Oregon State Police, for the record, are neutral on the proposal, though a spokesman did point out that funding for the bill is not included in the governor’s budget.
Olson has been an advocate for this sort of database for a few years now. He tried to pass similar legislation back in 2007, but the bill failed.
No matter. During the interim, Olson set up his own task force. He was ready with a new bill when the 2009 Legislature convened.
‘‘I would really like to see this one go through,’’ he said.
Others, however, aren’t so eager.
Meghan Caughey, the vice president of Mental Health America of Oregon, praises Olson when she talks about the proposed bill. ‘‘I really believe that Rep. Olson is a very compassionate person,’’ she said. ‘‘I think his intentions are very noble and good.’’
But the legislation itself troubles her. ‘‘I do have some very serious issues with this bill,’’ Caughey said.
She’s worried it will perpetuate discrimination against the mentally ill, and that people could be coerced into signing up.
‘‘I know what it’s like to be in trouble, be in crisis,’’ she said. ‘‘I know what it’s like to know prejudice and discrimination.’’
At age 19, Caughey, who is now 53, was diagnosed with schizophrenia. She’s been hospitalized more than 100 times, gone through shock treatments, four-point physical restraints, seclusion rooms — the list goes on. ‘‘That gives you an idea of the severity of the disabilities I’ve had.’’
Caughey’s been in recovery for 10 years now — ‘‘my life is a testimony that people can recover’’ — but she hasn’t forgotten what it’s like.
‘‘I think this bill would continue to separate us out and make us apart from the general population,’’ she said.
Instead, Caughey recommends a completely different approach. She would like to pair law enforcement officials with peer specialists who could help them work with the mentally ill. Those partnerships, she said, would lead to soft interventions. ‘‘I think it’s a more humane, more human solution.’’
Chris Bouneff, the executive director of National Alliance on Mental Illness Oregon, shares some of Caughey’s concerns. But he’s more hopeful that, with some work, the database could work.
‘‘We’re willing to sit down and fine tune this,’’ Bouneff said. ‘‘The more successful we can make those interactions, the better off law enforcement will be and the better off those individuals will be.’’

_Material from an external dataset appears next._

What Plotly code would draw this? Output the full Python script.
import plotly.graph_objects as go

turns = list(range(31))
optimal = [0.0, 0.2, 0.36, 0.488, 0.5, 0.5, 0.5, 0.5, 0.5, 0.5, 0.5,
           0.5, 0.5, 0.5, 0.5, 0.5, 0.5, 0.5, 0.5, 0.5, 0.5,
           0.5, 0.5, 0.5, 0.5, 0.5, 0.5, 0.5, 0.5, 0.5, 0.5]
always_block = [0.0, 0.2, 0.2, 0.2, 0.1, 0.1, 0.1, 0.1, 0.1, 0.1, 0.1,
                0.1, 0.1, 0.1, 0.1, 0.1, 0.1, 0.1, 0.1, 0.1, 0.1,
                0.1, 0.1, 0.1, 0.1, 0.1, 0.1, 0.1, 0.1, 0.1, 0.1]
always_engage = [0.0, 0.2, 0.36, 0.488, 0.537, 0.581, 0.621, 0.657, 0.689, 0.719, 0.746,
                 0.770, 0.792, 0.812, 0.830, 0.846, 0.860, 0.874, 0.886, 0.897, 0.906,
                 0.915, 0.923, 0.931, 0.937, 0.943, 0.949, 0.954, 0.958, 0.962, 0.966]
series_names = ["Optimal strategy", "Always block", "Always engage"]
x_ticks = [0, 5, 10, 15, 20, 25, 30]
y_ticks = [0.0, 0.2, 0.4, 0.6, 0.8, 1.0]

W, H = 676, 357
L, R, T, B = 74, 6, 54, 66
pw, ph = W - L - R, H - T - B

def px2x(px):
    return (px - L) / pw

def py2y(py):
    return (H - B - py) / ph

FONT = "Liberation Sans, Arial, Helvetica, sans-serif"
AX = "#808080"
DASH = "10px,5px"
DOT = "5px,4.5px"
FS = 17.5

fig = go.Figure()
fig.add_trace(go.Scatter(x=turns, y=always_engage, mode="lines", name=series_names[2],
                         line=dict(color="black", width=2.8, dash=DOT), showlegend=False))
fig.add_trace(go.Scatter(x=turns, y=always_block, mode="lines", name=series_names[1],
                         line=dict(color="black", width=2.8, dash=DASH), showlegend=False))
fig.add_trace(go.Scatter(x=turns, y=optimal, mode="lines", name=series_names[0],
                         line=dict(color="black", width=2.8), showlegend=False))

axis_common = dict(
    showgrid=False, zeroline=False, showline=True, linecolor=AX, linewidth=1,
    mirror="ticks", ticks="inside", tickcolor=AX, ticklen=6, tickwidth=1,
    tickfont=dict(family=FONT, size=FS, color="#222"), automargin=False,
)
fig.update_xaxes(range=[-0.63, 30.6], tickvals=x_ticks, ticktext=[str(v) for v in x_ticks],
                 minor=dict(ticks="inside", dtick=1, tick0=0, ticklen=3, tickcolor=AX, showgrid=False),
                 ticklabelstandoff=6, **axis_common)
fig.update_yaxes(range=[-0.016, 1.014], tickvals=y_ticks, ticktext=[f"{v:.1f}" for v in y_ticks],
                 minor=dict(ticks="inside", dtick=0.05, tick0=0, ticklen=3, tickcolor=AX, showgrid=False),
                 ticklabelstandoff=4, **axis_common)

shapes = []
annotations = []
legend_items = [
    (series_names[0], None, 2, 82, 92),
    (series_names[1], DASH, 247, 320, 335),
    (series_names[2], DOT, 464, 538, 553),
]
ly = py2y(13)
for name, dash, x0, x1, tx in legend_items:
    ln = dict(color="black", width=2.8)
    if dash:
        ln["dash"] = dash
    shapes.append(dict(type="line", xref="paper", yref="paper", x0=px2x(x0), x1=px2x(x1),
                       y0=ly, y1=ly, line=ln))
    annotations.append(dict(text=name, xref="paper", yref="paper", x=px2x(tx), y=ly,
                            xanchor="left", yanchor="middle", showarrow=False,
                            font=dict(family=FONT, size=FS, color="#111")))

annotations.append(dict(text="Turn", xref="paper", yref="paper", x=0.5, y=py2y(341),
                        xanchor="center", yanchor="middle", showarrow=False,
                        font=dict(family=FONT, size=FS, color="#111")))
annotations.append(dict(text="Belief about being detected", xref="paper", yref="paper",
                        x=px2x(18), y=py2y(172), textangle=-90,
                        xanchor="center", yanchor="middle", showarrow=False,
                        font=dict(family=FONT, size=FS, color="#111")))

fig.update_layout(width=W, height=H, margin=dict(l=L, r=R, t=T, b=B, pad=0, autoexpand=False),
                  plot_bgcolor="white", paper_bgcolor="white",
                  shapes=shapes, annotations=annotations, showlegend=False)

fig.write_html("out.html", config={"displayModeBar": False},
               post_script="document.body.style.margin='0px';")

One of the first amendments — Olson himself supports it — is a broadening of the bill to include people with other conditions including dementia, Alzheimer’s, diabetes and epilepsy.

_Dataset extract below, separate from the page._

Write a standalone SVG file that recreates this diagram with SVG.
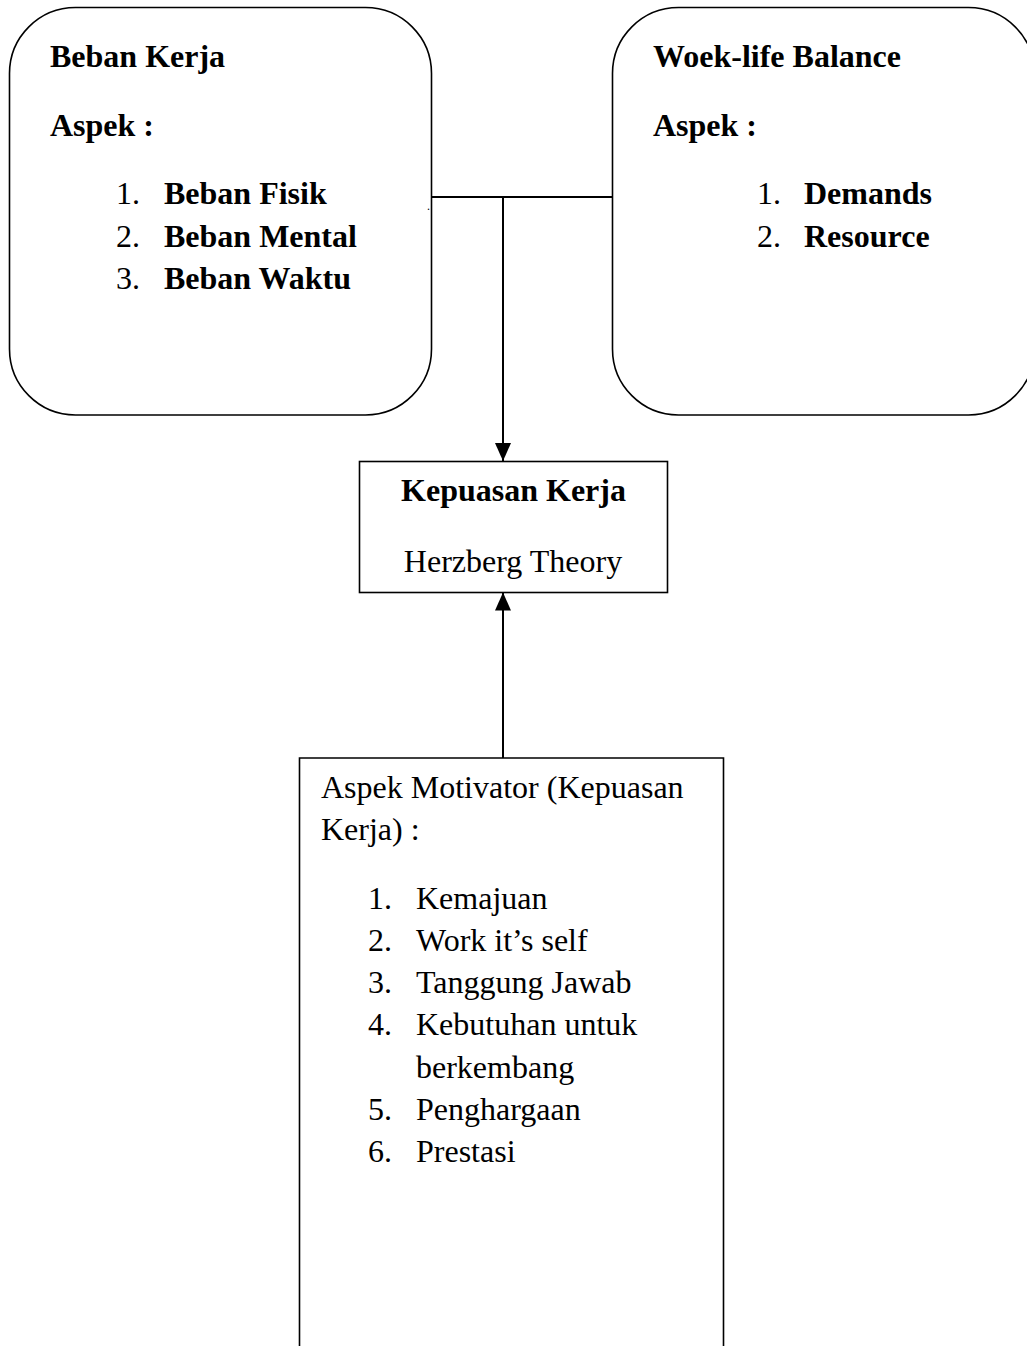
<svg xmlns="http://www.w3.org/2000/svg" width="1027" height="1346" viewBox="0 0 1027 1346">
<defs>
<style>
.box{fill:#fff;stroke:#000;stroke-width:1.6}
.t{font-family:"Liberation Serif","Times New Roman",serif;font-size:32px;fill:#000}
.b{font-weight:bold}
.conn{fill:none;stroke:#000;stroke-width:2}
</style>
<marker id="arr" markerUnits="userSpaceOnUse" markerWidth="18" markerHeight="16" viewBox="0 0 18 16" refX="18" refY="8" orient="auto">
<path d="M0,0 L18,8 L0,16 Z" fill="#000"/>
</marker>
</defs>
<rect width="1027" height="1346" fill="#fff"/>
<g id="connectors">
<line class="conn" x1="431" y1="197" x2="613" y2="197"/>
<line class="conn" x1="503" y1="197" x2="503" y2="461" marker-end="url(#arr)"/>
<line class="conn" x1="503" y1="758" x2="503" y2="592.5" marker-end="url(#arr)"/>
</g>
<g id="beban-kerja">
<rect class="box" x="9.5" y="7.5" width="422" height="407.5" rx="66" ry="66"/>
<text class="t b" x="50" y="67">Beban Kerja</text>
<text class="t b" x="50" y="136">Aspek :</text>
<text class="t" x="116" y="204">1.</text>
<text class="t b" x="164" y="204">Beban Fisik</text>
<text class="t" x="116" y="247">2.</text>
<text class="t b" x="164" y="247">Beban Mental</text>
<text class="t" x="116" y="289">3.</text>
<text class="t b" x="164" y="289">Beban Waktu</text>
</g>
<text x="427" y="210" style="font-family:'Liberation Serif',serif;font-size:12px">.</text>
<g id="work-life-balance">
<rect class="box" x="612.5" y="7.5" width="422" height="407.5" rx="66" ry="66"/>
<text class="t b" x="653" y="67">Woek-life Balance</text>
<text class="t b" x="653" y="136">Aspek :</text>
<text class="t" x="757" y="204">1.</text>
<text class="t b" x="804" y="204">Demands</text>
<text class="t" x="757" y="247">2.</text>
<text class="t b" x="804" y="247">Resource</text>
</g>
<g id="kepuasan-kerja">
<rect class="box" x="359.5" y="461.5" width="308" height="131"/>
<text class="t b" x="513.5" y="501" text-anchor="middle">Kepuasan Kerja</text>
<text class="t" x="513" y="572" text-anchor="middle">Herzberg Theory</text>
</g>
<g id="aspek-motivator">
<path class="box" d="M299.5,1350 V758 H723.5 V1350"/>
<text class="t" x="321" y="798">Aspek Motivator (Kepuasan</text>
<text class="t" x="321" y="840">Kerja) :</text>
<text class="t" x="368" y="909">1.</text>
<text class="t" x="416" y="909">Kemajuan</text>
<text class="t" x="368" y="951">2.</text>
<text class="t" x="416" y="951">Work it’s self</text>
<text class="t" x="368" y="993">3.</text>
<text class="t" x="416" y="993">Tanggung Jawab</text>
<text class="t" x="368" y="1035">4.</text>
<text class="t" x="416" y="1035">Kebutuhan untuk</text>
<text class="t" x="416" y="1078">berkembang</text>
<text class="t" x="368" y="1120">5.</text>
<text class="t" x="416" y="1120">Penghargaan</text>
<text class="t" x="368" y="1162">6.</text>
<text class="t" x="416" y="1162">Prestasi</text>
</g>
</svg>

Like Caughey, Bouneff wants additional safeguards put in place to ensure the information can’t be used inappropriately and that when people sign up they are doing so under their own free will. ‘‘There’s a fine line, particularly if you’re somebody with significant mental illness, between voluntary and coercion,’’ he said.
Thayer, for her part, hopes that line can be laid out and that the bill will eventually become law.
‘‘My son knows that I have his best interest in heart and mind,’’ she said. ‘‘He wants me to be able to help him during those times. And I can’t help him if they take him to jail.
‘‘What would that law do for me? I could sleep at a night.’’
OUR COMMENT – This is a clever and terrible idea is grown within the vacuum of vision and leadership by persons desperate for a solution to a chronic problem. Beside the impossibility of managing even voluntary medical information within federal constraints, the disparity and discrimination of implementation, the departments and bureaus using such a database would need to either agree to a degree of liability for use of the information, or use it on a voluntary basis – which means it’s just a pretend fix, which is more dangerous than nothing at all.
Using the name of James Chasse by this reporter to promote this clever and terrible idea is misleading. First, we doubt James would ever agree to be involved with this sort of authoritarian intervention, and second, it’s clear from evidence the officers didn’t check their own SWIS database prior to targeting James and beating him to death.